## Start Stored data

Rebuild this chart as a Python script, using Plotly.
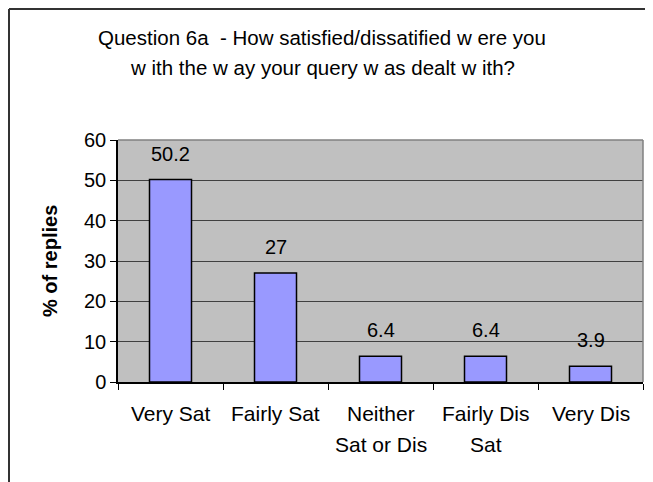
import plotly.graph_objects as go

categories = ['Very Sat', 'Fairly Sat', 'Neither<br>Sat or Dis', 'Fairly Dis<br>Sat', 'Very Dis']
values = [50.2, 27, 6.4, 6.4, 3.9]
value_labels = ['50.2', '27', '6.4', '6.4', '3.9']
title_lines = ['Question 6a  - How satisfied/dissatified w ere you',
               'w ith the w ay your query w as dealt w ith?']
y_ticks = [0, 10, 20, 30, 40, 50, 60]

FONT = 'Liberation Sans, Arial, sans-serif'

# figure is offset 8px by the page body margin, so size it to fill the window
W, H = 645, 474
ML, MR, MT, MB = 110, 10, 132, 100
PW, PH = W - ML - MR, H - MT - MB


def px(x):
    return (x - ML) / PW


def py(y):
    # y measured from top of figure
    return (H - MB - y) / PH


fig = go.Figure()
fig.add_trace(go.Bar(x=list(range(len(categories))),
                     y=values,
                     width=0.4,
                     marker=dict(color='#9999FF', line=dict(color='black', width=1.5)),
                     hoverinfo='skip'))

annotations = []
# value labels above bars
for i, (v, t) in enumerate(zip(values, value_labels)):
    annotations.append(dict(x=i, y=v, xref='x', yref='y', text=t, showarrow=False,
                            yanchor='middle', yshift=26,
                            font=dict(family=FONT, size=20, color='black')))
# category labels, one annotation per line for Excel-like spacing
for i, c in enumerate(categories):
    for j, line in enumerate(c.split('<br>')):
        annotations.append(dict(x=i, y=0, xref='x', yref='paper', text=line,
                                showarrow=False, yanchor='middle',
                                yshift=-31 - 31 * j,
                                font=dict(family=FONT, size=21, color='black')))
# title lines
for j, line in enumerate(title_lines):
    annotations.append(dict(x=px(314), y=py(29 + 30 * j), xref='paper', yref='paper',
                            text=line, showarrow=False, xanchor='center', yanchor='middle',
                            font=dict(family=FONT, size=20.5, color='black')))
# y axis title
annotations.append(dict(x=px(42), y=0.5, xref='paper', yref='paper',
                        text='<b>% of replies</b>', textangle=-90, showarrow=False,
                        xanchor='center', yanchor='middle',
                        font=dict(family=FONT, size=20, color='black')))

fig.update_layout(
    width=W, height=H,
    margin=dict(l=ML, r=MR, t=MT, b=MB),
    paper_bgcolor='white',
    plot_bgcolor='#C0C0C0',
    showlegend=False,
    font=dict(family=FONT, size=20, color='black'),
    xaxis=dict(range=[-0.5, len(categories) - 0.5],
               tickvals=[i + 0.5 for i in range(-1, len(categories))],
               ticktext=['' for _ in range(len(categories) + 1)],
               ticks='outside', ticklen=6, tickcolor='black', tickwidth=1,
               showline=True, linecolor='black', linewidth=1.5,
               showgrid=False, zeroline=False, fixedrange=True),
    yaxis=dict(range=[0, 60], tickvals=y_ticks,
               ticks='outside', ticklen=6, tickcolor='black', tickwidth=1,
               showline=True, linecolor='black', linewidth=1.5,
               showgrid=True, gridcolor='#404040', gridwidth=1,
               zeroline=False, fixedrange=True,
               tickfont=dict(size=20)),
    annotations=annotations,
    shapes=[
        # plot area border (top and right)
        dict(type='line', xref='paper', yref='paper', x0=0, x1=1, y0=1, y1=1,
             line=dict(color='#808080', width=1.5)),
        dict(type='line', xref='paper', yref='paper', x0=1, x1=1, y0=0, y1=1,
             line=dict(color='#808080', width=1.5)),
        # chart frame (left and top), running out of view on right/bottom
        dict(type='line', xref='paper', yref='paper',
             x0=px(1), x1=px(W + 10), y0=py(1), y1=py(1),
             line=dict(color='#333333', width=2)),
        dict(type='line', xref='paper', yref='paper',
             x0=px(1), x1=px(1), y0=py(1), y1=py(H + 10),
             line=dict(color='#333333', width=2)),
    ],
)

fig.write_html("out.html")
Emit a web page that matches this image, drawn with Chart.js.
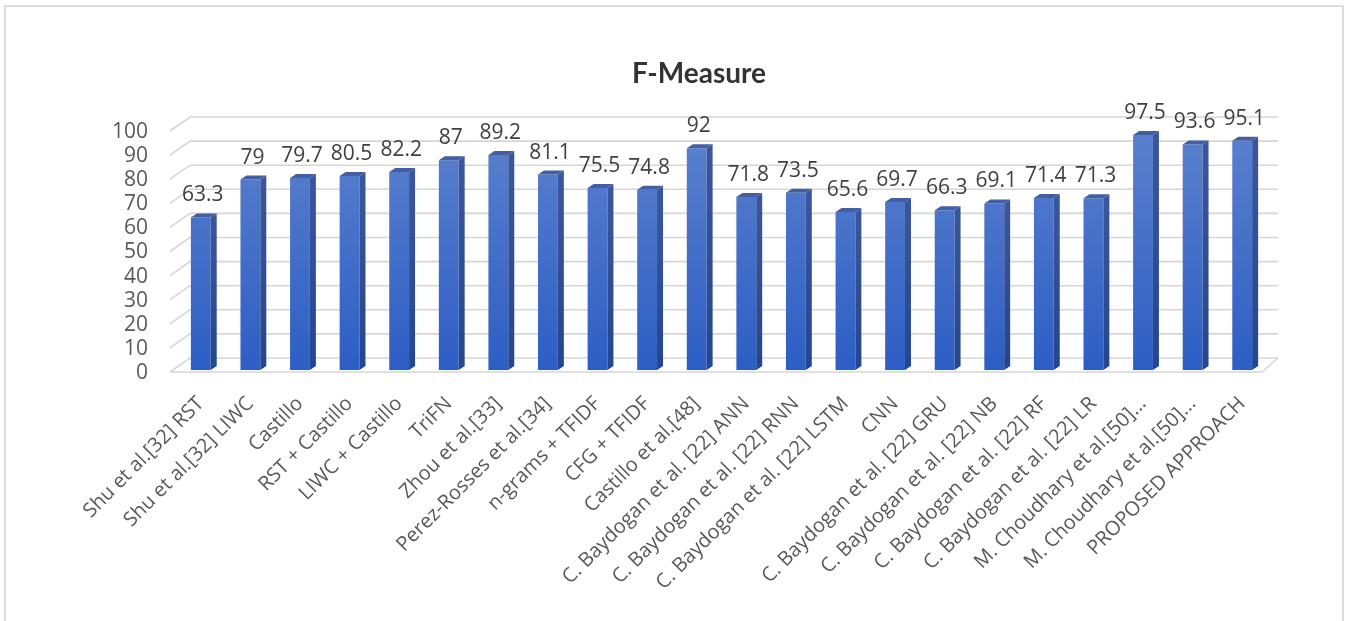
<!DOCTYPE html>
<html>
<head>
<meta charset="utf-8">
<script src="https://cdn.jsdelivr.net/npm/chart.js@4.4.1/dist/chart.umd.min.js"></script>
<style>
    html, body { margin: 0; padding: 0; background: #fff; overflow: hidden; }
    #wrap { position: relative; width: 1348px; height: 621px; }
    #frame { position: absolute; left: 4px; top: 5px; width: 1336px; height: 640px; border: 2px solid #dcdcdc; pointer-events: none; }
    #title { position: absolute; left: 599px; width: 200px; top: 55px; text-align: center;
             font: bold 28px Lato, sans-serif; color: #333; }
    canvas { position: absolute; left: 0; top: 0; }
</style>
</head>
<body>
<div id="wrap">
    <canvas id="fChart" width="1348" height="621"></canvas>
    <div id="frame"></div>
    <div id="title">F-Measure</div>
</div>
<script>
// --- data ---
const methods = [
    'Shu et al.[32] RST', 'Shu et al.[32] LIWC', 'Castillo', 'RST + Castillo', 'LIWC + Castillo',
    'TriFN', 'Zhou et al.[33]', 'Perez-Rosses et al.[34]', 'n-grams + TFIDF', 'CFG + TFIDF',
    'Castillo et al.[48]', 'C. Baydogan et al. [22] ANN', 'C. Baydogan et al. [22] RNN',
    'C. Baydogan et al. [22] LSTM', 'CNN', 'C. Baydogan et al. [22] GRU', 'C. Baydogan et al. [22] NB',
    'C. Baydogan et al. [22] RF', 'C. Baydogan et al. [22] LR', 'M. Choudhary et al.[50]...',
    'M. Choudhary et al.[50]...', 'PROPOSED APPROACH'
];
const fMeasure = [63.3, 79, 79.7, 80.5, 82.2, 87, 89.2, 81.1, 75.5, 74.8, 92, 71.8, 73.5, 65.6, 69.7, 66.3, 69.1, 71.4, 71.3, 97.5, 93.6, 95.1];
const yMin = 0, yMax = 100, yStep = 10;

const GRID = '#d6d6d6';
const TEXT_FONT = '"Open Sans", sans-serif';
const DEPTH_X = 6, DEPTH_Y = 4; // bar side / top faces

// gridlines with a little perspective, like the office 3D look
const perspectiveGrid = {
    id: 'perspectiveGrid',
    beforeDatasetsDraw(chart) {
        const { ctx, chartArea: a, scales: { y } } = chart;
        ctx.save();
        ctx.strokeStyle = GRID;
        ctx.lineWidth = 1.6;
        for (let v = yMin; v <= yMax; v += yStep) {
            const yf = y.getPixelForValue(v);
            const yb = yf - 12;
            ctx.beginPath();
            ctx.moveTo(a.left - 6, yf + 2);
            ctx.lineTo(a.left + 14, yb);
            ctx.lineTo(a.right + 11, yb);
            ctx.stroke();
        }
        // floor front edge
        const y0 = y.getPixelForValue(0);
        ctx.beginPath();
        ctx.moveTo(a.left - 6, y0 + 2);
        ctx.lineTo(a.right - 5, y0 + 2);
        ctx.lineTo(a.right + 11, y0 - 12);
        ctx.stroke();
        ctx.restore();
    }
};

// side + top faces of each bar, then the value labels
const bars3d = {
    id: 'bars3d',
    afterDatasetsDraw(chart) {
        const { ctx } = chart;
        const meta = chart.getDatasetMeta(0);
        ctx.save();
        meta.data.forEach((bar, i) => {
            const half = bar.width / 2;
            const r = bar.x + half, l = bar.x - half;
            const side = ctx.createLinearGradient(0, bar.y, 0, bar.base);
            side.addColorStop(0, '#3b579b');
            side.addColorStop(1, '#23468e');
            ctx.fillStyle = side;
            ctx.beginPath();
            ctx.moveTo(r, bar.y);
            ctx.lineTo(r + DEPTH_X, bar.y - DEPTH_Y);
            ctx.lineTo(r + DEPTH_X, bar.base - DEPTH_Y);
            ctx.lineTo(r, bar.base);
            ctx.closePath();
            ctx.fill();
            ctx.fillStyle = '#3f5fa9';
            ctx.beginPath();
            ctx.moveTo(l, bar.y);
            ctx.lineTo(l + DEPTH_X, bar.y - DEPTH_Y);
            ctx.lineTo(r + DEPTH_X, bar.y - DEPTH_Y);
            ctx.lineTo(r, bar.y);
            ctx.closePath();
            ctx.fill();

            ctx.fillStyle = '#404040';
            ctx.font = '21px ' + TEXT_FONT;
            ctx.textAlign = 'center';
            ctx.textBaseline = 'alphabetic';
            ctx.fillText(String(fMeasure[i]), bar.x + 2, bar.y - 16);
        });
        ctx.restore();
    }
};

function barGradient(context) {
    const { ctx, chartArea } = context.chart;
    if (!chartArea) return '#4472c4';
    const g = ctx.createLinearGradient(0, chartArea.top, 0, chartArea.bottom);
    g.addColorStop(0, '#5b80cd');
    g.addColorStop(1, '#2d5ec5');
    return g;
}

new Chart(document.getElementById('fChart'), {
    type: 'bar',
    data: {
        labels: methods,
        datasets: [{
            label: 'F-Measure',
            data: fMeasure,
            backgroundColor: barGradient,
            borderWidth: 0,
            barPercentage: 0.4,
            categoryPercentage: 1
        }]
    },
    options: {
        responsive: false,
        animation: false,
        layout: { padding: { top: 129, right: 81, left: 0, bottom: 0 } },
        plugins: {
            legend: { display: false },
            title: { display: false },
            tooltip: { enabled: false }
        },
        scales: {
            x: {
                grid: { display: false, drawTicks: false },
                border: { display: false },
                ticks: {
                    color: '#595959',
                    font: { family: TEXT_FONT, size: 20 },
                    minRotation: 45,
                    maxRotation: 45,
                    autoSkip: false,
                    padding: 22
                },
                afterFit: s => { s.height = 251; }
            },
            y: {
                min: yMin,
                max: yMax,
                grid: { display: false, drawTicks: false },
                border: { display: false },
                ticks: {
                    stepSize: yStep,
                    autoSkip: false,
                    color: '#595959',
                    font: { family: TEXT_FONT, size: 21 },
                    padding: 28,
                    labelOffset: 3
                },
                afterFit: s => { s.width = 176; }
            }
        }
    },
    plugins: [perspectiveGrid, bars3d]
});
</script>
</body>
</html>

## End Stored data

Set exercise
Reproduce, word for word, every line from the start of the records down to and including the line with "FONT = 'Liberation Sans, Arial, sans-serif'"; skip the pictures.

Exercise response
Rebuild this chart as a Python script, using Plotly.
import plotly.graph_objects as go

categories = ['Very Sat', 'Fairly Sat', 'Neither<br>Sat or Dis', 'Fairly Dis<br>Sat', 'Very Dis']
values = [50.2, 27, 6.4, 6.4, 3.9]
value_labels = ['50.2', '27', '6.4', '6.4', '3.9']
title_lines = ['Question 6a  - How satisfied/dissatified w ere you',
               'w ith the w ay your query w as dealt w ith?']
y_ticks = [0, 10, 20, 30, 40, 50, 60]

FONT = 'Liberation Sans, Arial, sans-serif'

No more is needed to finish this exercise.